Hey everyone! I'm finding that my pipelines that i...
# singer-tap-development
h
Hey everyone! I'm finding that my pipelines that involve parent-child streams that load to DB are incredibly slow (+2hrs for a couple thousands entities per day), and I believe this is because each entity and it's children are being written to the database one-by-one rather than being batched. Anyone know where I should start to address this? I'm seeing this with both target-redshift and target-duckdb (not as slow as Redshift).
e
Hi @hawkar_mahmod! Are you using https://github.com/TicketSwap/target-redshift?
(and this may be #1025 rearing its head)
h
@Edgar Ramírez (Arch.dev) I am using our own fork of the pipelinewise target-redshift - https://github.com/hrm13/pipelinewise-target-redshift/tree/sso-credential-provider-support
I didn't realise it could be down to the schema messages. Do you know if the SDK built target would perform better? I had a cursory look and it does similar batching. So perhaps it's a tap issue?
e
So perhaps it's a tap issue?
It might be, since I see your target flushes streams whenever a new schema is received. There's a comment in that issue
I believe we dealt with this recently by deduping SCHEMA messages. Will try and find the exact PR.

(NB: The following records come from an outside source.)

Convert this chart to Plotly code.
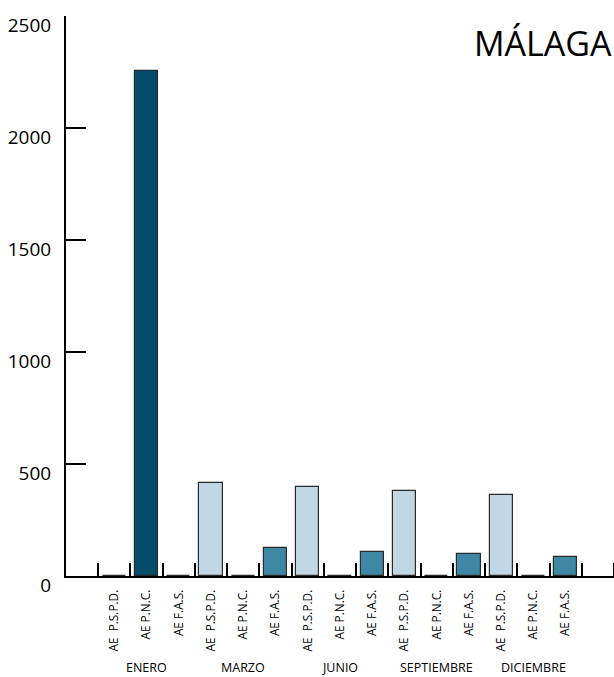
import plotly.graph_objects as go

months = ["ENERO", "MARZO", "JUNIO", "SEPTIEMBRE", "DICIEMBRE"]
series = ["AE\u00a0 P.S.P.D.", "AE P.N.C.", "AE F.A.S."]
pspd = [2, 417, 396, 381, 360]
pnc = [2255, 2, 2, 2, 2]
fas = [2, 126, 106, 100, 86]
colors = ["#C2D7E5", "#054B6A", "#3F88A5"]
y_ticks = [0, 500, 1000, 1500, 2000, 2500]

values = [pspd, pnc, fas]
n_s = len(series)
n_m = len(months)

fig = go.Figure()
for s in range(n_s):
    xs = [1 + m * n_s + s for m in range(n_m)]
    fig.add_trace(go.Bar(
        x=xs, y=values[s], name=series[s].strip(), width=0.72,
        marker=dict(color=colors[s], line=dict(color="#2a2a2a", width=1.2)),
        showlegend=False,
    ))

centers = [1 + m * n_s + s for m in range(n_m) for s in range(n_s)]
labels = [series[s] for m in range(n_m) for s in range(n_s)]
n_slots = n_s * n_m + 2
bounds = [i + 0.5 for i in range(n_slots)]

font = "Open Sans, sans-serif"
fig.update_layout(
    width=614, height=677,
    margin=dict(l=66, r=0, t=16, b=101),
    paper_bgcolor="white", plot_bgcolor="white",
    font=dict(family=font, color="black"),
    bargap=0,
    xaxis=dict(
        range=[-0.5, n_slots - 0.5], automargin=False,
        tickvals=centers, ticktext=labels, tickangle=-90,
        tickfont=dict(size=11.8, family=font), ticks="",
        ticklabelstandoff=7,
        showgrid=False, zeroline=False,
        showline=True, linecolor="black", linewidth=2,
        minor=dict(tickvals=bounds, ticks="inside", ticklen=13, tickwidth=2.2, tickcolor="black", showgrid=False),
    ),
    yaxis=dict(
        range=[0, 2500.5], tickvals=y_ticks, automargin=False,
        ticks="inside", ticklen=20, tickwidth=2, tickcolor="black",
        tickfont=dict(size=19, family=font),
        ticklabelshift=9, ticklabelstandoff=9,
        showgrid=False, zeroline=False,
        showline=True, linecolor="black", linewidth=2,
    ),
)

for m, name in enumerate(months):
    fig.add_annotation(
        x=1 + m * n_s + 1, y=-0.1625, xref="x", yref="paper",
        text=name, showarrow=False, yanchor="middle", xanchor="center",
        font=dict(size=12.5, family=font, color="black"),
    )

fig.add_annotation(
    x=1.0, y=(576 - 43) / 560, xref="paper", yref="paper",
    text="MÁLAGA", showarrow=False, xanchor="right", yanchor="middle",
    font=dict(size=34, family=font, color="black"),
)

fig.write_html(
    "out.html",
    config={"displayModeBar": False},
    post_script="document.body.style.margin='0';document.body.style.overflow='hidden';",
)
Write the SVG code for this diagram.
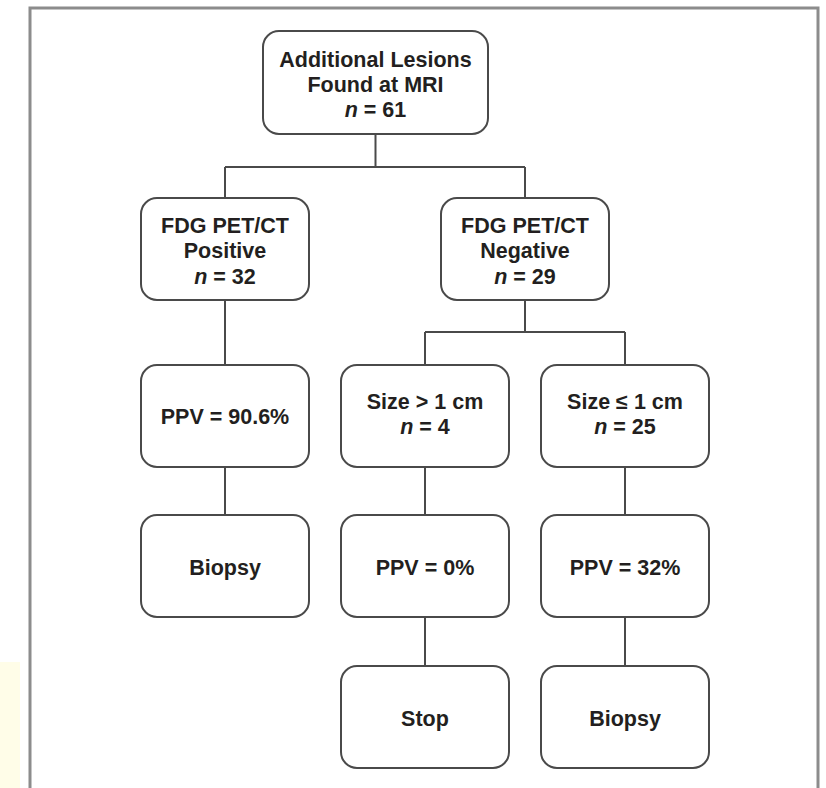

but I don't think that PR ever got merged. The target could also be updated to check if the schema has actually changed, i.e. storing a mapping of known stream -> schema, and adding another condition to check if the schema has changed here: https://github.com/hrm13/pipelinewise-target-redshift/blob/9e141f1d33df784c70593c652909e6b1273aa03c/target_redshift/__init__.py#L209-L213
h
OK I guess the easiest thing to do is switch out for the SDK based target and see if it works.
Will report back
e
Cool, thanks!